Four-year-olds are too young to start school says the owner of a London-based nursery group, who told daynurseries.co.uk she believes many summer-born children are anxious at being taught school readiness too early.
June O’Sullivan is the chief executive at the London Early Years Foundation (LEYF) and she believes that as a nation we are sending our children to primary school too early.
She says: “We shouldn’t be putting them in ‘big school’. They are being pushed into reception classes and school when they are clearly not ready for it, and it worries them. There are no additional learning benefits for them, as is known from research.”
Start of term photos of children in ‘little frilly socks and oversized uniforms’
Ms O’ Sullivan believes that if very young children stayed in a good quality nursery until they were five, they would probably be more psychologically secure.
She says: “We shouldn’t be putting them into big school at four; we shouldn’t even be having this conversation that they are being pushed into reception classes and school when some of them have just turned four.”
The early years practitioner is very emphatic that school readiness preparations for such young children is very daunting for them, and is the source of some anxiety. She says it is particularly difficult for those children “who have been with us since they were six months old”, with the nursery being “their second home.”
Ms O’Sullivan believes anxiety is caused by the children “leaving something cosy and comfortable with their friends and the staff, who love them, to go to some ‘big school’.
She is slightly dismayed at the ‘cute’ obligatory start-of-term photos on social media featuring young children in “oversized uniforms and little frilly socks”, saying "they are just as cute at five", and adding: “They’re not toys you know!”
In the UK the Compulsory School Age (CSA) at which a child must start school is five, according to the Department for Education (DfE), but most children start school full-time in Reception when they are four.
Some will have only just turned four, especially those that are summer born, although children born between 1 April and 31 August can start the September after they turn five if a parent requests it but this means they will miss Reception and go straight into Year One.
As a contrast, in many other European countries, the compulsory school age is six, and sometimes even seven years of age.
Change and anxiety: ‘They steal your food at school’
The transition process whereby children are eased into reception class from preschool or nursery can cause a lot of anxiety in itself if the child isn’t supported emotionally.
Ms O’Sullivan says: “One of the things we try to do is to understand things from a child’s perspective, so we made a film about going to school that was designed and directed by children from our Soho Nursery. They did this themselves with the support of their teacher Rosie.
There were certain preoccupations with the children that kept creeping up: Lunchtime at the new school was one of their biggest fears.
Ms O’Sullivan explained: “They were all terrified of lunchtime at school, and one of them said, “You do know that they steal your food at school”, and we said to her, “how do you know that?” and the little girl looked up and said: “everyone knows they steal your food at school, don’t be stupid”.

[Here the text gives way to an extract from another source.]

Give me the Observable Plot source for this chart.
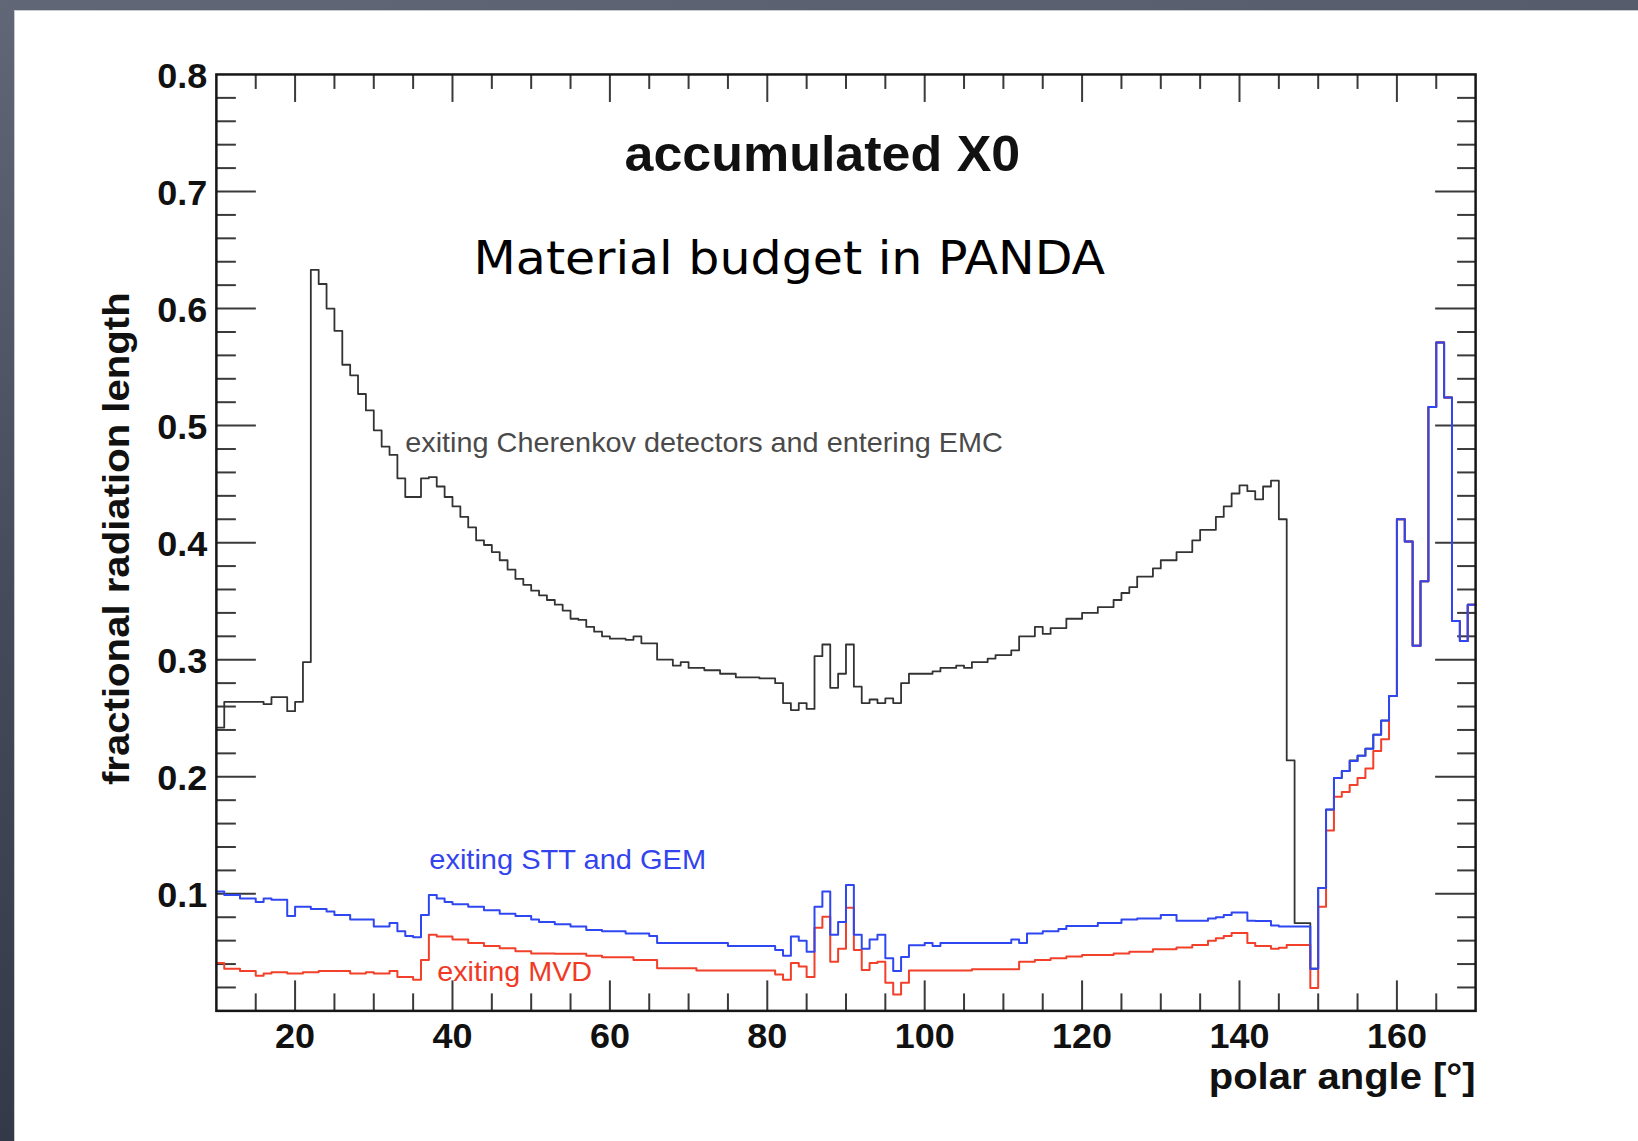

When the girl was questioned further, she said: “I have to have a packed lunch.”
The nursery practitioner believes the girl felt that by having her own packed lunch it meant some kind of control for her, and she was worried that at ‘big school’ this control might get taken away.
Another child said: “We all know there’s monsters in the school, and they’re there until Christmas. And then after Christmas they go away”.
Ms O’Sullivan said: “The child had, in a sense, metamorphosed his anxiety about school into a monster and had got this idea in his head that once he had gotten through this first term, he would be okay. He probably had parents talking about the first term and how it would get better and this was the cause of the anxiety.”
‘I am Too Absolutely Small for School’
The nursery group owner points out that the preoccupations and anxieties of the children about starting school are often very different from what parents focus on when they are helping their children transition.
She says: “Parents are fixated on lots of things that you see in a roleplay area; getting them used to wearing a school uniform, getting them used to the sense of the regularity of the day, and also work around making friends, such as ‘don’t worry, your friends will be going there too - you’ll be fine'.”
When looking to transition children for nursery, Ms O’Sullivan says that the most important aspect is the emotional. Practitioners should also be led by the child: “For us, the transition is really about finding the child’s interest and trying to follow it through.”
She believes it’s vital to be able to understand the signs of a child’s anxiety; something which parents can also help with by talking to nursery practitioners about their child's fears - they, after all, know their child best.
One book that she recommends highly is the Charlie and Lola book “ I Am Too Absolutely Small for School” by Lauren Child.
Ms O’ Sullivan says: “Lola doesn't want to go to school and it’s a really good book as it’s about her own fears about going to the school rather than the school itself. It’s that kind of thing rather than assuming their understanding of school is the same as ours - maybe the things they are really worried about, we haven’t even touched upon.”